[Instructions to follow]:
Repeat the lines below exactly as they appear, but leave out the images.

►

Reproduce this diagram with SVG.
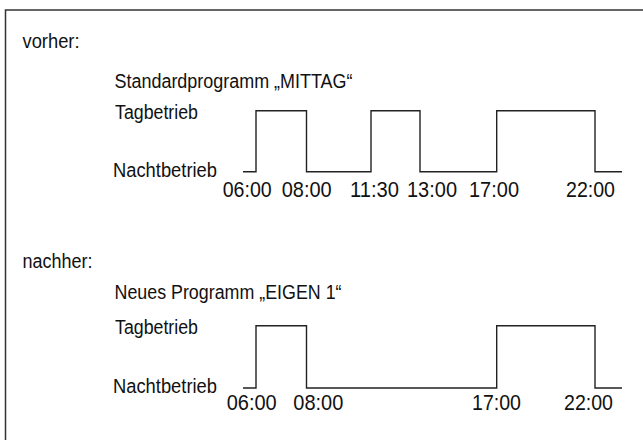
<svg xmlns="http://www.w3.org/2000/svg" width="643" height="440" viewBox="0 0 643 440">
<style>
.lbl{font-family:"Liberation Sans","Arial",sans-serif;font-size:20px;fill:#111}
.tm{font-family:"Liberation Sans","Arial",sans-serif;font-size:22px;fill:#111}
.wave{fill:none;stroke:#222;stroke-width:1.4}
.frame{fill:#fff;stroke:#333;stroke-width:1.5}
</style>
<rect x="0" y="0" width="643" height="440" fill="#fff"/>
<rect class="frame" x="5.5" y="10" width="700" height="500"/>
<g id="vorher">
<text class="lbl" x="22.5" y="48" textLength="57" lengthAdjust="spacingAndGlyphs">vorher:</text>
<text class="lbl" x="114.5" y="88" textLength="238" lengthAdjust="spacingAndGlyphs">Standardprogramm „MITTAG“</text>
<text class="lbl" x="115" y="119" textLength="83" lengthAdjust="spacingAndGlyphs">Tagbetrieb</text>
<text class="lbl" x="113" y="177" textLength="104" lengthAdjust="spacingAndGlyphs">Nachtbetrieb</text>
<polyline class="wave" points="243,171.7 256,171.7 256,110.7 306.5,110.7 306.5,171.7 371,171.7 371,110.7 420,110.7 420,171.7 496.7,171.7 496.7,110.7 595,110.7 595,171.7 622,171.7"/>
<text class="tm" x="222.7" y="196.5" textLength="49" lengthAdjust="spacingAndGlyphs">06:00</text>
<text class="tm" x="281.7" y="196.5" textLength="50" lengthAdjust="spacingAndGlyphs">08:00</text>
<text class="tm" x="350" y="196.5" textLength="49" lengthAdjust="spacingAndGlyphs">11:30</text>
<text class="tm" x="407" y="196.5" textLength="50" lengthAdjust="spacingAndGlyphs">13:00</text>
<text class="tm" x="469" y="196.5" textLength="50" lengthAdjust="spacingAndGlyphs">17:00</text>
<text class="tm" x="566" y="196.5" textLength="49" lengthAdjust="spacingAndGlyphs">22:00</text>
</g>
<g id="nachher">
<text class="lbl" x="22.5" y="268" textLength="70" lengthAdjust="spacingAndGlyphs">nachher:</text>
<text class="lbl" x="114.5" y="299" textLength="227" lengthAdjust="spacingAndGlyphs">Neues Programm „EIGEN 1“</text>
<text class="lbl" x="115" y="333.5" textLength="83" lengthAdjust="spacingAndGlyphs">Tagbetrieb</text>
<text class="lbl" x="113" y="392.5" textLength="104" lengthAdjust="spacingAndGlyphs">Nachtbetrieb</text>
<polyline class="wave" points="243,388 256,388 256,325.7 306.5,325.7 306.5,388 496.7,388 496.7,325.7 595,325.7 595,388 622,388"/>
<text class="tm" x="226.7" y="409.5" textLength="50" lengthAdjust="spacingAndGlyphs">06:00</text>
<text class="tm" x="293.3" y="409.5" textLength="50" lengthAdjust="spacingAndGlyphs">08:00</text>
<text class="tm" x="472" y="409.5" textLength="49" lengthAdjust="spacingAndGlyphs">17:00</text>
<text class="tm" x="564" y="409.5" textLength="49" lengthAdjust="spacingAndGlyphs">22:00</text>
</g>
</svg>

◄

[The output]:
Reproduce this diagram with SVG.
<svg xmlns="http://www.w3.org/2000/svg" width="643" height="440" viewBox="0 0 643 440">
<style>
.lbl{font-family:"Liberation Sans","Arial",sans-serif;font-size:20px;fill:#111}
.tm{font-family:"Liberation Sans","Arial",sans-serif;font-size:22px;fill:#111}
.wave{fill:none;stroke:#222;stroke-width:1.4}
.frame{fill:#fff;stroke:#333;stroke-width:1.5}
</style>
<rect x="0" y="0" width="643" height="440" fill="#fff"/>
<rect class="frame" x="5.5" y="10" width="700" height="500"/>
<g id="vorher">
<text class="lbl" x="22.5" y="48" textLength="57" lengthAdjust="spacingAndGlyphs">vorher:</text>
<text class="lbl" x="114.5" y="88" textLength="238" lengthAdjust="spacingAndGlyphs">Standardprogramm „MITTAG“</text>
<text class="lbl" x="115" y="119" textLength="83" lengthAdjust="spacingAndGlyphs">Tagbetrieb</text>
<text class="lbl" x="113" y="177" textLength="104" lengthAdjust="spacingAndGlyphs">Nachtbetrieb</text>
<polyline class="wave" points="243,171.7 256,171.7 256,110.7 306.5,110.7 306.5,171.7 371,171.7 371,110.7 420,110.7 420,171.7 496.7,171.7 496.7,110.7 595,110.7 595,171.7 622,171.7"/>
<text class="tm" x="222.7" y="196.5" textLength="49" lengthAdjust="spacingAndGlyphs">06:00</text>
<text class="tm" x="281.7" y="196.5" textLength="50" lengthAdjust="spacingAndGlyphs">08:00</text>
<text class="tm" x="350" y="196.5" textLength="49" lengthAdjust="spacingAndGlyphs">11:30</text>
<text class="tm" x="407" y="196.5" textLength="50" lengthAdjust="spacingAndGlyphs">13:00</text>
<text class="tm" x="469" y="196.5" textLength="50" lengthAdjust="spacingAndGlyphs">17:00</text>
<text class="tm" x="566" y="196.5" textLength="49" lengthAdjust="spacingAndGlyphs">22:00</text>
</g>
<g id="nachher">
<text class="lbl" x="22.5" y="268" textLength="70" lengthAdjust="spacingAndGlyphs">nachher:</text>
<text class="lbl" x="114.5" y="299" textLength="227" lengthAdjust="spacingAndGlyphs">Neues Programm „EIGEN 1“</text>
<text class="lbl" x="115" y="333.5" textLength="83" lengthAdjust="spacingAndGlyphs">Tagbetrieb</text>
<text class="lbl" x="113" y="392.5" textLength="104" lengthAdjust="spacingAndGlyphs">Nachtbetrieb</text>
<polyline class="wave" points="243,388 256,388 256,325.7 306.5,325.7 306.5,388 496.7,388 496.7,325.7 595,325.7 595,388 622,388"/>
<text class="tm" x="226.7" y="409.5" textLength="50" lengthAdjust="spacingAndGlyphs">06:00</text>
<text class="tm" x="293.3" y="409.5" textLength="50" lengthAdjust="spacingAndGlyphs">08:00</text>
<text class="tm" x="472" y="409.5" textLength="49" lengthAdjust="spacingAndGlyphs">17:00</text>
<text class="tm" x="564" y="409.5" textLength="49" lengthAdjust="spacingAndGlyphs">22:00</text>
</g>
</svg>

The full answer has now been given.